ところで、ウワサでは、日本では、国相手の裁判では、裁判官が国に都合の悪い判決を出すとその裁判官は出世できないのだそうです。一ランク出世すると年に400万円収入が上がるという話で、だから国に都合の悪い判決は滅多にでないのだという話です。研究でも、実際に実験をしているポスドクにも似たような心理があるでしょう。ポスドクもポジティブデータを得てインパクトの高い論文を出すことに将来がかかっているわけで、実験データの解釈などにバイアスがかかることもあるでしょう。PIも同様に論文にグラントや出世がかかっているわけですから、同様のインセンティブが働くでしょう。特に自分で手を動かさないPIだと、ポスドクレベルでのバイアスがかかっているかも知れないデータに更にバイアスをかけてしまう場合もあるでしょうし、場合によってはポスドクに積極的にプレッシャーをかけて欲しいデータを出させようとするPIもいるであろうことは想像に難くありません。
今年を振り返ると、Sir2ほどのインパクトはないものの、慢性疲労症候群(CFS)の原因がXMRVというウイルスだと報告した人のスキャンダルもありました。XMRVの「発見」はCFSの患者や研究者に大ブレークスルーと持ち上げらてたものの、ほどなく「XMRVは実験室レベルで進化したマウスウイルスの試料へのコンタミに過ぎず、CFSの原因とは考えられない」という結末に落ち着いて、この著者の人の転落は始まったようです。今では、実験ノートや材料を無断で持ち出したとして、解雇された前の施設から告訴されているという話も聞きました。あと、今年始め「ヒ素細菌」で世間を騒がせたNASAの研究者の人はどうなったのでしょうか?Scienceへの論文発表後、あらゆる方面からバッシングを受けて、確か職を変ったという話を聞いたような覚えがあります。

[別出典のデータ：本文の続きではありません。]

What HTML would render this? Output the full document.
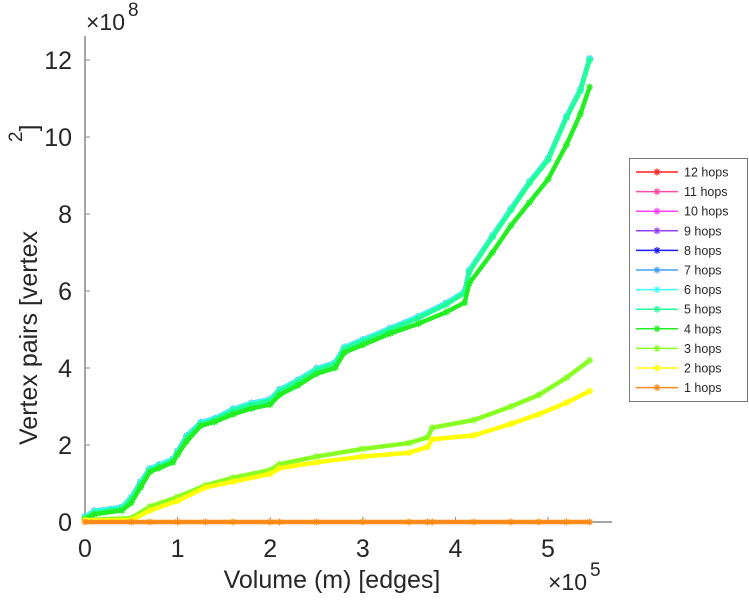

この手の下世話な話はやめましょう。ただ、教訓としては、ウソはいずればれ、誤りはいつか明らかになるということ、しかしそれには通常、随分長い時間がかかり、その間、騙されて時間や労力を浪費する被害者がいるということでしょうか。
昔の友人は、よく言っていました、「信じるものはハメられる」と。科学は方法的懐疑がその精神の根底ですから、ハイインパクト論文はとりあえず疑ってかかるのがスジですね。というよりは、Due Deligenceをしっかりするということでしょうか。この世界では、信じて騙されても誰も責任をとってくれないのも事実です。「騙される方がバカ」というわけです。騙されないためには、知識を持ち、自分の頭で考え、判断できる能力を養うことが必要です。

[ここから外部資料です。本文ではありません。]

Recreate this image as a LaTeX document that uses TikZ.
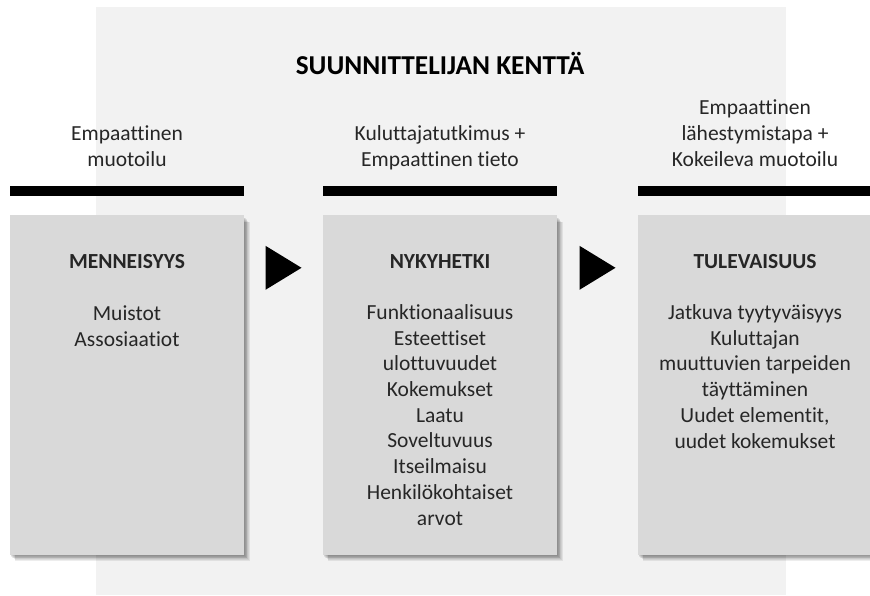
\documentclass[tikz,border=0pt]{standalone}
\usepackage{fontspec}
\setmainfont{Carlito}[Ligatures=NoCommon]
\usetikzlibrary{calc}
\definecolor{field}{HTML}{F2F2F2}
\definecolor{boxfill}{HTML}{D9D9D9}
\definecolor{ink}{HTML}{262626}
\pgfdeclarelayer{back}
\pgfdeclarelayer{shade}
\pgfsetlayers{back,shade,main}
\tikzset{
  box/.style={fill=boxfill, minimum width=234pt, minimum height=340pt, inner sep=0pt},
  bar/.style={fill=black, minimum width=234pt, minimum height=10pt, inner sep=0pt},
  txt/.style={font=\fontsize{21.5}{25.7}\selectfont, text=ink, align=center, anchor=base, inner sep=0pt},
  tit/.style={txt, font=\fontsize{21.5}{25.7}\selectfont\bfseries},
  big/.style={txt, text=black, font=\fontsize{27.3}{32}\selectfont\bfseries},
  tri/.style={fill=black}
}
\newcommand{\boxshade}[1]{%
  \begin{pgfonlayer}{shade}
    \foreach \k in {1,...,7}
      \fill[black, opacity=0.07] ($(#1.north west)+(\k*0.8,\k*0.8+2)$) rectangle ($(#1.south east)+(\k*0.8,\k*0.8)$);
  \end{pgfonlayer}}
\newcommand{\steptri}[2]{\fill[tri] ($(#1.north east)!.5!(#2.north west)+(-18,31)$) -- ++(36,22) -- ++(-36,22) -- cycle;}

\begin{document}
\begin{tikzpicture}[x=1pt, y=-1pt]
	\useasboundingbox (0,0) rectangle (870,595);
	\begin{pgfonlayer}{back}
		\fill[field] (96,7) rectangle (786,595);
	\end{pgfonlayer}
	% multi-line texts sit on the baseline of their last line
	\node[big] (title) at (440,74) {SUUNNITTELIJAN KENTTÄ};
	\node[txt] (hpast) at (127,166) {Empaattinen\\muotoilu};
	\node[txt] (hnow) at (440,166) {Kuluttajatutkimus +\\Empaattinen tieto};
	\node[txt] (hnext) at (755,166) {Empaattinen\\lähestymistapa +\\Kokeileva muotoilu};
	\node[bar] (barpast) at (127,191) {};
	\node[bar] (barnow) at (440,191) {};
	\node[bar] (barnext) at (755,191) {};
	\node[box] (past) at (127,385) {};
	\node[box] (now) at (440,385) {};
	\node[box] (next) at (755,385) {};
	\boxshade{past}
	\boxshade{now}
	\boxshade{next}
	\steptri{past}{now}
	\steptri{now}{next}
	\node[tit] (tpast) at (127,268) {MENNEISYYS};
	\node[tit] (tnow) at (440,268) {NYKYHETKI};
	\node[tit] (tnext) at (755,268) {TULEVAISUUS};
	\node[txt] (lpast) at (127,346) {Muistot\\Assosiaatiot};
	\node[txt] (lnow) at (440,525) {Funktionaalisuus\\Esteettiset\\ulottuvuudet\\Kokemukset\\Laatu\\Soveltuvuus\\Itseilmaisu\\Henkilökohtaiset\\arvot};
	\node[txt] (lnext) at (755,448) {Jatkuva tyytyväisyys\\Kuluttajan\\muuttuvien tarpeiden\\täyttäminen\\Uudet elementit,\\uudet kokemukset};
\end{tikzpicture}
\end{document}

新聞とかマスコミにも言えますね。新聞は言うべき事の半分以上は言わず、言うべきでないウソを平気で書き立てますから、要注意です。新聞やマスコミついでにドジョウや政府や役人の言うことに騙されるのは、いまや騙される方が悪いと考えねばならない世の中です。他人や政府を信じられないこのような社会は極めて非効率的です。しかし、ここまで日本の社会が崩れてしまっては、仕方ありません。すでに弱肉強食の市場原理社会で、ごく一般の人間にとっても自分の身を自分で守れなければ喰われてしまう世の中になってきました。加えて政府や企業のウソにウソを塗り固めるやりかたが白日の元に晒されました。まさに信じるものは騙される世の中です。たまたまチラッと見た一般アメリカ人向けのインタビューでTIME氏の編集長代理の人が今年を振り返り、日本の地震について、「日本という国は極めて効率のよい国だったが、今回の原発事故で、杜撰な管理や隠蔽体質が露になった」というようなコメントをしていました。アメリカから遠巻きに見ている人間でさえ、日本政府や東電がウソを繰り返し、正しい情報を隠蔽し、鼻からみそ汁が吹き出すような「原発事故収束宣言」をしているのを見て、余りのデタラメさにあきれかえっているということです。今や世界の中の誰が、ドジョウや日本政府を信じますか?中国政府の方がやり方が露骨なだけまだマシでしょう。今、残っている希望は、来年そうそうドジョウの行き詰まりをみて、小沢新党が立ち上がり、受けてドジョウはヤケにやって解散総選挙となって民主党壊滅、そして小沢新党中心に連合与党を形成して新政権が発足する場合でしょうか。しかし、官僚どもがしつこく小沢裁判を引っぱるようであれば、本当に市民革命が必要なのかも知れません。モスクワでは反プーチン市民が12万人のデモを繰り広げました。エジプトではムバラク退陣後、早速反軍事政権デモがおこっているようです。ガダフィ後のリビアもそろそろ危ないでしょう。財政破綻している地中海三国、イタリア、スペイン、ギリシャも爆発寸前となっています。世界中がキナ臭くなってきました。日本も間もなく戦国時代に入ります。自分の身を自分で守るための少なくとも心の準備は必要でしょう。